We have a pretty good idea about what the best prediction techniques are now, and it’s not what these guys are doing. So my complaint is that they’re (mis)using a hammer when a screwdriver is needed. Can you drive a screw using the sharp edge of the claw on a hammer? Maybe, but why would anyone do that? You’re familiar with the Netflix prize, right?
From one of the goat papers:
Each observation consisted of a user ID, a movie title, and the rating that the
user gave this movie.
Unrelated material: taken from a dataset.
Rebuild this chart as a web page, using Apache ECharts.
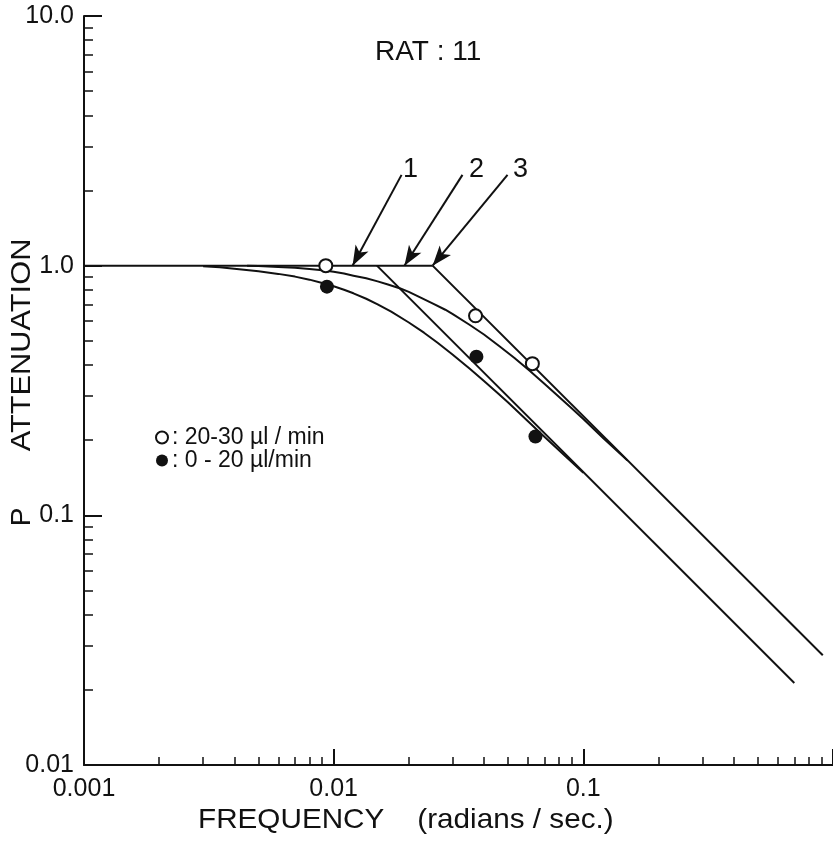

The task was to accurately predict the ratings of movie-user pairs for a test set such that the predictive accuracy improved upon Netflix’s
recommendation engine by at least 10%.
At the data exploration and reduction step, many teams including the winners found that the noninterpretable Singular Value Decomposition (SVD) data reduction method was key in producing accurate predictions: “It seems that models based on matrix factorization were found to be most accurate.” As for choice of variables, supplementing the Netflix data with information about the movie (such as actors, director) actually decreased accuracy:
In terms of choice of methods, their solution was an ensemble of methods that included nearest-neighbor algorithms, regression models, and shrinkage methods. In particular, they found that “using increasingly complex models is only one way of improving accuracy. An apparently easier way to achieve better accuracy is by blending multiple simpler models.”
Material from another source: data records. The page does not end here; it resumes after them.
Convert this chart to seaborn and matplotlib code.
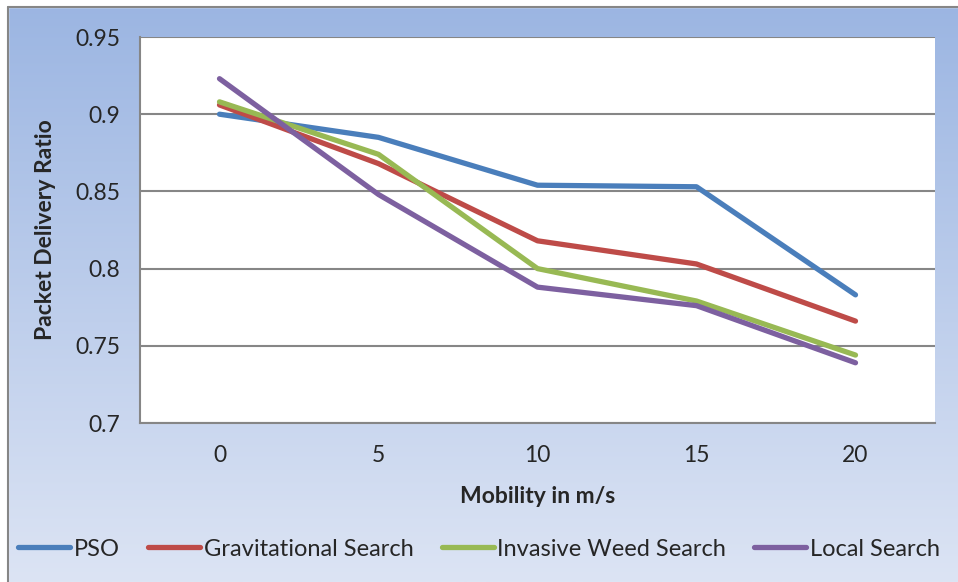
import numpy as np
import pandas as pd
import matplotlib
matplotlib.use("Agg")
import matplotlib.pyplot as plt
import seaborn as sns
from matplotlib.patches import Rectangle

mobility = [0, 5, 10, 15, 20]
pso = [0.900, 0.885, 0.854, 0.853, 0.783]
gravitational = [0.906, 0.868, 0.818, 0.803, 0.766]
invasive_weed = [0.908, 0.874, 0.800, 0.779, 0.744]
local_search = [0.923, 0.848, 0.788, 0.776, 0.739]
series_names = ["PSO", "Gravitational Search", "Invasive Weed Search", "Local Search"]
colors = ["#4A7EBB", "#BE4B48", "#98B954", "#7D60A0"]
y_ticks = [0.7, 0.75, 0.8, 0.85, 0.9, 0.95]
y_ticklabels = ["0.7", "0.75", "0.8", "0.85", "0.9", "0.95"]

rows = []
for name, vals in zip(series_names, [pso, gravitational, invasive_weed, local_search]):
    for m, v in zip(mobility, vals):
        rows.append({"Mobility": m, "PDR": v, "Method": name})
df = pd.DataFrame(rows)

sns.set_theme(style="white")
plt.rcParams["font.family"] = ["Lato", "DejaVu Sans"]

fig = plt.figure(figsize=(9.58, 5.82), dpi=100)

# gradient background
bg = fig.add_axes([0, 0, 1, 1], zorder=-10)
grad = np.linspace(0, 1, 256).reshape(-1, 1)
top = np.array([0x9B, 0xB5, 0xE2]) / 255
bot = np.array([0xDC, 0xE4, 0xF4]) / 255
img = top[None, None, :] * (1 - grad[:, :, None]) + bot[None, None, :] * grad[:, :, None]
bg.imshow(img, aspect="auto", extent=[0, 1, 0, 1], origin="upper")
bg.set_xlim(0, 1)
bg.set_ylim(0, 1)
bg.axis("off")
# white margin and frame border
bg.add_patch(Rectangle((0, 1 - 7 / 582), 1, 7 / 582, color="white", zorder=2))
bg.add_patch(Rectangle((0, 0), 8 / 958, 1, color="white", zorder=2))
bg.plot([8 / 958, 8 / 958], [0, 1 - 7 / 582], color="#868686", lw=1.5, zorder=3)
bg.plot([8 / 958, 1], [1 - 7 / 582, 1 - 7 / 582], color="#868686", lw=1.5, zorder=3)

ax = fig.add_axes([140 / 958, 159 / 582, 795 / 958, 386 / 582])
ax.set_facecolor("white")
sns.lineplot(data=df, x="Mobility", y="PDR", hue="Method", palette=colors,
             linewidth=3.8, ax=ax, legend=True, zorder=3)
for ln in ax.get_lines():
    ln.set_solid_capstyle("round")
    ln.set_solid_joinstyle("round")

ax.set_xlim(-2.5, 22.5)
ax.set_ylim(0.7, 0.95)
ax.set_yticks(y_ticks)
ax.set_yticklabels(y_ticklabels)
ax.set_xticks(mobility)
ax.set_xticklabels([str(m) for m in mobility])
ax.grid(axis="y", color="#868686", linewidth=1.5, zorder=0)
ax.grid(axis="x", visible=False)
for s in ["top", "right"]:
    ax.spines[s].set_visible(False)
for s in ["left", "bottom"]:
    ax.spines[s].set_color("#868686")
    ax.spines[s].set_linewidth(1.5)
ax.tick_params(axis="y", length=6, width=1.5, color="#868686", labelsize=16.5, pad=8)
ax.tick_params(axis="x", length=0, labelsize=16.5, pad=16)
ax.set_xlabel("Mobility in m/s", fontsize=16.5, fontweight="bold", labelpad=14)
ax.set_ylabel("Packet Delivery Ratio", fontsize=16.5, fontweight="bold", labelpad=14)

handles, labels = ax.get_legend_handles_labels()
ax.get_legend().remove()
for h in handles:
    h.set_linewidth(3.8)
fig.legend(handles, labels, loc="center", bbox_to_anchor=(0.5, 1 - 549 / 582),
           ncol=4, frameon=False, fontsize=17, handlelength=2.2, handletextpad=0.15,
           columnspacing=1.2)

fig.savefig("out.png", dpi=100)
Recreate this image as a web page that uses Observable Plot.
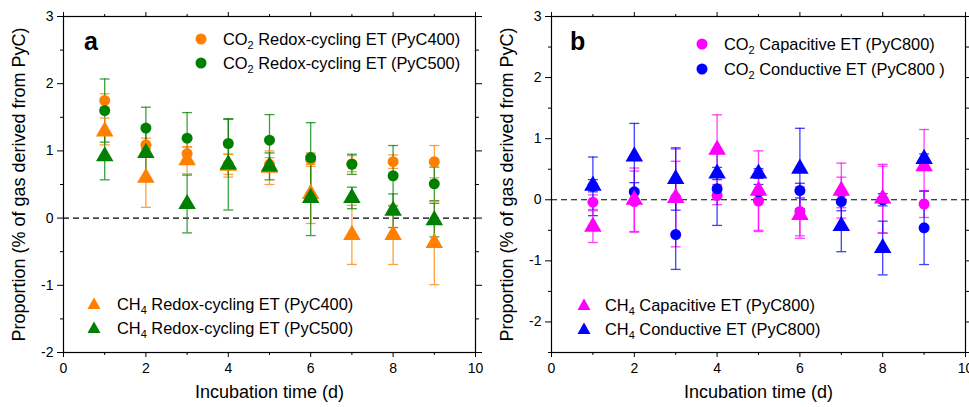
<!DOCTYPE html>
<html><head><meta charset="utf-8">
<script src="https://cdn.jsdelivr.net/npm/d3@7"></script>
<script src="https://cdn.jsdelivr.net/npm/@observablehq/plot@0.6"></script>
<style>
body{margin:0;background:#fff;font-family:"Liberation Sans",Arial,sans-serif;}
#wrap{position:relative;width:969px;height:407px;overflow:hidden;}
.panel{position:absolute;top:0;}
.leg{position:absolute;display:flex;align-items:center;height:20px;font-size:16.4px;white-space:nowrap;color:#000;}
.leg sub{font-size:11px;vertical-align:-4px;line-height:0;}
.letter{position:absolute;font-weight:bold;font-size:25px;}
#wrap g[aria-label="x-axis label"], #wrap g[aria-label="y-axis label"]{font-size:18px;}
</style>
</head><body>
<div id="wrap"></div>
<script>
const days = [1,2,3,4,5,6,7,8,9];
const xTicks = [0,2,4,6,8,10];
const xMinor = [1,3,5,7,9];
// Panel a
const co2_400 = [1.75,1.09,0.96,0.80,0.80,0.87,0.81,0.84,0.84];
const co2_400_err = [0.10,0.10,0.10,0.15,0.10,0.10,0.12,0.10,0.24];
const co2_500 = [1.60,1.34,1.19,1.11,1.16,0.90,0.80,0.63,0.51];
const co2_500_err = [0.47,0.31,0.38,0.36,0.38,0.52,0.15,0.45,0.25];
const ch4_400 = [1.29,0.60,0.86,0.78,0.75,0.36,-0.25,-0.25,-0.37];
const ch4_400_err = [0.20,0.44,0.20,0.17,0.25,0.44,0.44,0.44,0.62];
const ch4_500 = [0.92,0.97,0.21,0.80,0.77,0.30,0.30,0.11,-0.03];
const ch4_500_err = [0.35,0.40,0.43,0.68,0.20,0.56,0.16,0.25,0.25];
const yTicksA = [-2,-1,0,1,2,3];
const yMinorA = [-1.5,-0.5,0.5,1.5,2.5];
// Panel b
const co2_cap = [-0.04,-0.03,0.03,0.07,-0.02,-0.19,0.12,0.00,-0.07];
const co2_cap_err = [0.12,0.50,0.80,0.15,0.50,0.40,0.25,0.55,0.22];
const co2_cond = [0.22,0.13,-0.57,0.18,0.13,0.15,-0.03,0.00,-0.46];
const co2_cond_err = [0.48,0.15,0.57,0.60,0.12,0.12,0.15,0.10,0.60];
const ch4_cap = [-0.44,0.00,0.03,0.82,0.15,-0.25,0.15,0.02,0.55];
const ch4_cap_err = [0.26,0.52,0.60,0.57,0.65,0.38,0.45,0.56,0.60];
const ch4_cond = [0.23,0.71,0.34,0.43,0.43,0.51,-0.43,-0.79,0.67];
const ch4_cond_err = [0.10,0.54,0.51,0.10,0.08,0.66,0.42,0.44,0.08];
const yTicksB = [-2,-1,0,1,2,3];
const yMinorB = [-2.5,-1.5,-0.5,0.5,1.5,2.5];

const ORANGE="#ff8000", GREEN="#008000", MAGENTA="#ff00ff", BLUE="#0000ff";
const yLabel = "Proportion (% of gas derived from PyC)";
const xLabel = "Incubation time (d)";

function series(vals, errs, color, symbol){
  return {color, symbol, data: days.map((d,i)=>({x:d, y:vals[i], lo:vals[i]-errs[i], hi:vals[i]+errs[i]}))};
}
const capSymbol = {draw(ctx, size){ const w = Math.sqrt(size)/2; ctx.moveTo(-w,0); ctx.lineTo(w,0);} };
const fmt = d => String(d);

function panel(opts){
  const marks = [
    Plot.ruleY([0], {strokeDasharray:"6,4", stroke:"#000", strokeWidth:1.2}),
  ];
  for (const s of opts.series){
    marks.push(Plot.ruleX(s.data, {x:"x", y1:"lo", y2:"hi", stroke:s.color, strokeWidth:1.3, strokeOpacity:0.75}));
    marks.push(Plot.dot(s.data, {x:"x", y:"lo", symbol:capSymbol, r:5.6, stroke:s.color, strokeWidth:1.3, strokeOpacity:0.75}));
    marks.push(Plot.dot(s.data, {x:"x", y:"hi", symbol:capSymbol, r:5.6, stroke:s.color, strokeWidth:1.3, strokeOpacity:0.75}));
  }
  for (const s of opts.series){
    marks.push(Plot.dot(s.data, {x:"x", y:"y", symbol:s.symbol, r: s.symbol==="circle"?5.5:6.5, fill:s.color, stroke:"none"}));
  }
  marks.push(
    Plot.frame({stroke:"#000", strokeWidth:1.2}),
    Plot.axisX({ticks:xTicks, tickSize:5, tickPadding:6, fontSize:14, tickFormat:fmt, label:xLabel, labelAnchor:"center", labelOffset:45, labelArrow:"none"}),
    Plot.axisX({ticks:xMinor, tickSize:3, tickFormat:()=>"", label:null}),
    Plot.axisX({anchor:"top", ticks:xTicks, tickSize:5, tickFormat:()=>"", label:null}),
    Plot.axisX({anchor:"top", ticks:xMinor, tickSize:3, tickFormat:()=>"", label:null}),
    Plot.axisY({ticks:opts.yTicks, tickSize:6, tickPadding:4, fontSize:14, tickFormat:fmt, label:yLabel, labelAnchor:"center", labelOffset:51, labelArrow:"none"}),
    Plot.axisY({ticks:opts.yMinor, tickSize:3, tickFormat:()=>"", label:null}),
    Plot.axisY({anchor:"right", ticks:opts.yTicks, tickSize:6, tickFormat:()=>"", label:null}),
    Plot.axisY({anchor:"right", ticks:opts.yMinor, tickSize:3, tickFormat:()=>"", label:null})
  );
  return Plot.plot({
    width:opts.width, height:407,
    marginLeft:opts.marginLeft, marginRight:opts.marginRight, marginTop:16, marginBottom:55,
    x:{domain:[0,10]}, y:{domain:opts.yDomain},
    style:{fontFamily:"Liberation Sans, Arial, sans-serif", fontSize:"15px", background:"white", color:"#000", overflow:"visible"},
    marks
  });
}

const wrap = document.getElementById("wrap");
const A = panel({width:485, marginLeft:63, marginRight:10, yDomain:[-2,3], yTicks:yTicksA, yMinor:yMinorA,
  series:[series(co2_400,co2_400_err,ORANGE,"circle"), series(co2_500,co2_500_err,GREEN,"circle"),
          series(ch4_400,ch4_400_err,ORANGE,"triangle"), series(ch4_500,ch4_500_err,GREEN,"triangle")]});
const B = panel({width:484, marginLeft:66, marginRight:4, yDomain:[-2.5,3], yTicks:yTicksB, yMinor:yMinorB,
  series:[series(co2_cap,co2_cap_err,MAGENTA,"circle"), series(co2_cond,co2_cond_err,BLUE,"circle"),
          series(ch4_cap,ch4_cap_err,MAGENTA,"triangle"), series(ch4_cond,ch4_cond_err,BLUE,"triangle")]});
const da = document.createElement("div"); da.className="panel"; da.style.left="0px"; da.appendChild(A); wrap.appendChild(da);
const db = document.createElement("div"); db.className="panel"; db.style.left="485px"; db.appendChild(B); wrap.appendChild(db);

// legends
const legendNames = [
  ["CO","2"," Redox-cycling ET (PyC400)"], ["CO","2"," Redox-cycling ET (PyC500)"],
  ["CH","4"," Redox-cycling ET (PyC400)"], ["CH","4"," Redox-cycling ET (PyC500)"],
  ["CO","2"," Capacitive ET (PyC800)"], ["CO","2"," Conductive ET (PyC800 )"],
  ["CH","4"," Capacitive ET (PyC800)"], ["CH","4"," Conductive ET (PyC800)"]
];
const legendStyle = [
  {c:ORANGE,s:"circle",mx:201,my:39,tx:223},{c:GREEN,s:"circle",mx:201,my:63,tx:223},
  {c:ORANGE,s:"triangle",mx:94,my:304,tx:117},{c:GREEN,s:"triangle",mx:94,my:328,tx:117},
  {c:MAGENTA,s:"circle",mx:702,my:44,tx:724},{c:BLUE,s:"circle",mx:702,my:69,tx:724},
  {c:MAGENTA,s:"triangle",mx:584,my:305,tx:605},{c:BLUE,s:"triangle",mx:584,my:329,tx:605}
];
legendNames.forEach((n,i)=>{
  const st = legendStyle[i];
  const el = document.createElement("div"); el.className="leg";
  el.style.left=(st.mx-7)+"px"; el.style.top=(st.my-10)+"px";
  const shape = st.s==="circle" ? `<circle cx="7" cy="7" r="5.5" fill="${st.c}"/>` : `<path d="M7,0.5L13.5,12L0.5,12Z" fill="${st.c}"/>`;
  el.innerHTML = `<svg width="14" height="14">${shape}</svg><span style="margin-left:${st.tx-st.mx-7}px">${n[0]}<sub>${n[1]}</sub>${n[2]}</span>`;
  wrap.appendChild(el);
});
const la = document.createElement("div"); la.className="letter"; la.textContent="a"; la.style.left="84px"; la.style.top="27px"; wrap.appendChild(la);
const lb = document.createElement("div"); lb.className="letter"; lb.textContent="b"; lb.style.left="570px"; lb.style.top="27px"; wrap.appendChild(lb);
</script>
</body></html>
There are really no first principles or curve fittings or anything going on here. It’s just a computer throwing the kitchen sink at a large data set to see what sticks, and in ways that aren’t necessarily interpretable. The actual model it comes up with could be some crazy thing that far exceeds the complexity of a quadratic OLS with interactions–in fact, I’m certain it would be if there was a meaningful way to compile the ensemble contributors into a single interpretable thing. Gimme that all day over amateurs hacking around in Excel until they hit something.